**EXERCISE AIM**.
Quote from the first line below through the line that contains "const yTicks = [-0.2, 0, 0.2, 0.4, 0.6, 0.8, 1];", both included, and leave the pictures out.

>> Start DATA PROVIDED

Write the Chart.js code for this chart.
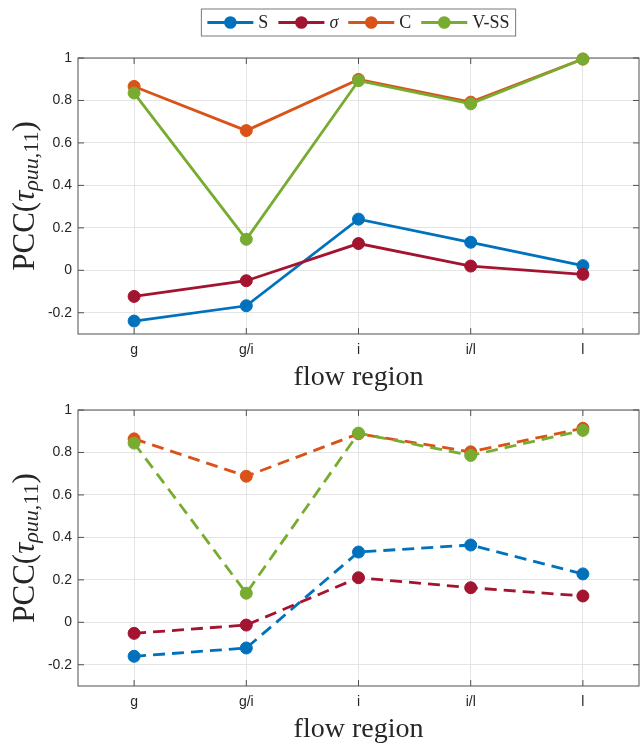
<!DOCTYPE html>
<html lang="en">
<head>
  <meta charset="UTF-8">
  <title>PCC by flow region</title>
  <script src="https://cdn.jsdelivr.net/npm/chart.js"></script>
  <style>
    body { margin: 0; background: #fff; overflow: hidden; }
    #wrap { position: relative; width: 641px; height: 746px; overflow: hidden; }
    #wrap canvas { position: absolute; left: 0; }
  </style>
</head>
<body>
  <div id="wrap">
    <canvas id="topChart" width="646" height="398" style="top:0"></canvas>
    <canvas id="bottomChart" width="646" height="398" style="top:352px"></canvas>
  </div>

  <script>
    // categories and series values
    const regions = ['g', 'g/i', 'i', 'i/l', 'l'];
    const seriesNames = ['S', 'σ', 'C', 'V-SS'];
    const yTicks = [-0.2, 0, 0.2, 0.4, 0.6, 0.8, 1];

    const topS     = [-0.239, -0.167, 0.241, 0.132, 0.022];
    const topSigma = [-0.123, -0.049, 0.126, 0.020, -0.019];
    const topC     = [0.866, 0.658, 0.899, 0.792, 0.995];
    const topVSS   = [0.835, 0.146, 0.893, 0.784, 0.995];

    const botS     = [-0.160, -0.121, 0.331, 0.364, 0.228];
    const botSigma = [-0.052, -0.013, 0.210, 0.163, 0.124];
    const botC     = [0.864, 0.688, 0.888, 0.803, 0.914];
    const botVSS   = [0.844, 0.137, 0.891, 0.786, 0.904];

    const colors = ['#0072BD', '#A2142F', '#D95319', '#77AC30'];
    const italicName = [false, true, false, false];
    const axisColor = '#262626';

    // MATLAB-like box with inward ticks on all four sides
    const axesBox = {
      id: 'axesBox',
      beforeDatasetsDraw(chart) {
        const { ctx, chartArea: a, scales: { x, y } } = chart;
        ctx.save();
        ctx.strokeStyle = '#505050';
        ctx.lineWidth = 1;
        ctx.strokeRect(a.left, a.top, a.right - a.left, a.bottom - a.top);
        ctx.beginPath();
        x.ticks.forEach((t, i) => {
          const px = x.getPixelForTick(i);
          ctx.moveTo(px, a.bottom); ctx.lineTo(px, a.bottom - 6);
          ctx.moveTo(px, a.top); ctx.lineTo(px, a.top + 6);
        });
        y.ticks.forEach((t, i) => {
          const py = y.getPixelForTick(i);
          ctx.moveTo(a.left, py); ctx.lineTo(a.left + 6, py);
          ctx.moveTo(a.right, py); ctx.lineTo(a.right - 6, py);
        });
        ctx.stroke();
        ctx.restore();
      }
    };

    // y title with a real subscript: PCC(τ_{ρuu,11})
    const yTitle = {
      id: 'yTitle',
      afterDraw(chart) {
        const { ctx, chartArea: a } = chart;
        const parts = [
          { t: 'PCC(', f: '31px "Liberation Serif"', dy: 0 },
          { t: 'τ', f: 'italic 31px "Liberation Serif"', dy: 0 },
          { t: 'ρuu', f: 'italic 22px "Liberation Serif"', dy: 4 },
          { t: ',11', f: '22px "Liberation Serif"', dy: 4 },
          { t: ')', f: '31px "Liberation Serif"', dy: 0 }
        ];
        ctx.save();
        let total = 0;
        parts.forEach(p => { ctx.font = p.f; p.w = ctx.measureText(p.t).width; total += p.w; });
        ctx.translate(34, (a.top + a.bottom) / 2);
        ctx.rotate(-Math.PI / 2);
        ctx.fillStyle = axisColor;
        ctx.textBaseline = 'alphabetic';
        let cx = -total / 2;
        parts.forEach(p => { ctx.font = p.f; ctx.fillText(p.t, cx, p.dy); cx += p.w; });
        ctx.restore();
      }
    };

    // boxed legend: line + marker, then the name
    const boxLegend = {
      id: 'boxLegend',
      afterDraw(chart, args, opts) {
        if (!opts.show) return;
        const { ctx, chartArea: a } = chart;
        const sets = chart.data.datasets;
        const lineLen = 46, gap = 5, itemGap = 10, pad = 6;
        ctx.save();
        const widths = sets.map((ds, i) => {
          ctx.font = (italicName[i] ? 'italic ' : '') + '18px "Liberation Serif"';
          return ctx.measureText(ds.label).width;
        });
        let total = pad * 2 + itemGap * (sets.length - 1);
        widths.forEach(w => total += lineLen + gap + w);
        const left = (a.left + a.right) / 2 - total / 2;
        const top = 9, h = 27, cy = top + h / 2;
        ctx.fillStyle = '#fff';
        ctx.fillRect(left, top, total, h);
        ctx.strokeStyle = '#7a7a7a';
        ctx.lineWidth = 1;
        ctx.strokeRect(left, top, total, h);
        let x = left + pad;
        sets.forEach((ds, i) => {
          ctx.strokeStyle = ds.borderColor;
          ctx.lineWidth = 2.8;
          ctx.beginPath();
          ctx.moveTo(x, cy); ctx.lineTo(x + lineLen, cy);
          ctx.stroke();
          ctx.fillStyle = ds.borderColor;
          ctx.beginPath();
          ctx.arc(x + lineLen / 2, cy, 6.3, 0, Math.PI * 2);
          ctx.fill();
          ctx.font = (italicName[i] ? 'italic ' : '') + '18px "Liberation Serif"';
          ctx.fillStyle = axisColor;
          ctx.textBaseline = 'middle';
          ctx.fillText(ds.label, x + lineLen + gap, cy + 1);
          x += lineLen + gap + widths[i] + itemGap;
        });
        ctx.restore();
      }
    };

    function makeChart(id, series, dashed, showLegend) {
      const ctx = document.getElementById(id).getContext('2d');
      return new Chart(ctx, {
        type: 'line',
        data: {
          labels: regions,
          datasets: series.map((vals, i) => ({
            label: seriesNames[i],
            data: vals,
            order: series.length - 1 - i,
            borderColor: colors[i],
            backgroundColor: colors[i],
            pointBackgroundColor: colors[i],
            pointBorderColor: colors[i],
            borderWidth: 2.8,
            borderDash: dashed ? [12, 7] : [],
            pointRadius: 6,
            pointHoverRadius: 6,
            pointBorderWidth: 1,
            tension: 0,
            clip: false
          }))
        },
        options: {
          responsive: false,
          devicePixelRatio: 1,
          animation: false,
          layout: { padding: { top: 58, right: 2.5, bottom: 0, left: 0 } },
          plugins: {
            legend: { display: false },
            tooltip: { enabled: false },
            boxLegend: { show: showLegend }
          },
          scales: {
            x: {
              offset: true,
              grid: { color: '#e4e4e4', drawTicks: false },
              border: { display: false },
              ticks: {
                color: axisColor,
                font: { family: 'Liberation Sans', size: 14 },
                padding: 8,
                maxRotation: 0
              },
              title: {
                display: true,
                text: 'flow region',
                color: axisColor,
                font: { family: 'Liberation Serif', size: 28, lineHeight: 1 },
                padding: { top: 0, bottom: 6 }
              },
              afterFit(s) { s.height = 64; }
            },
            y: {
              min: -0.3,
              max: 1,
              grid: { color: '#e4e4e4', drawTicks: false },
              border: { display: false },
              ticks: {
                color: axisColor,
                font: { family: 'Liberation Sans', size: 14 },
                padding: 6,
                callback: v => String(v)
              },
              afterBuildTicks(s) { s.ticks = yTicks.map(v => ({ value: v })); },
              afterFit(s) { s.width = 78; }
            }
          }
        },
        plugins: [axesBox, yTitle, boxLegend]
      });
    }

    makeChart('topChart', [topS, topSigma, topC, topVSS], false, true);
    makeChart('bottomChart', [botS, botSigma, botC, botVSS], true, false);
  </script>
</body>
</html>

>> End DATA PROVIDED

**EXERCISE ANSWER**.
Write the Chart.js code for this chart.
<!DOCTYPE html>
<html lang="en">
<head>
  <meta charset="UTF-8">
  <title>PCC by flow region</title>
  <script src="https://cdn.jsdelivr.net/npm/chart.js"></script>
  <style>
    body { margin: 0; background: #fff; overflow: hidden; }
    #wrap { position: relative; width: 641px; height: 746px; overflow: hidden; }
    #wrap canvas { position: absolute; left: 0; }
  </style>
</head>
<body>
  <div id="wrap">
    <canvas id="topChart" width="646" height="398" style="top:0"></canvas>
    <canvas id="bottomChart" width="646" height="398" style="top:352px"></canvas>
  </div>

  <script>
    // categories and series values
    const regions = ['g', 'g/i', 'i', 'i/l', 'l'];
    const seriesNames = ['S', 'σ', 'C', 'V-SS'];
    const yTicks = [-0.2, 0, 0.2, 0.4, 0.6, 0.8, 1];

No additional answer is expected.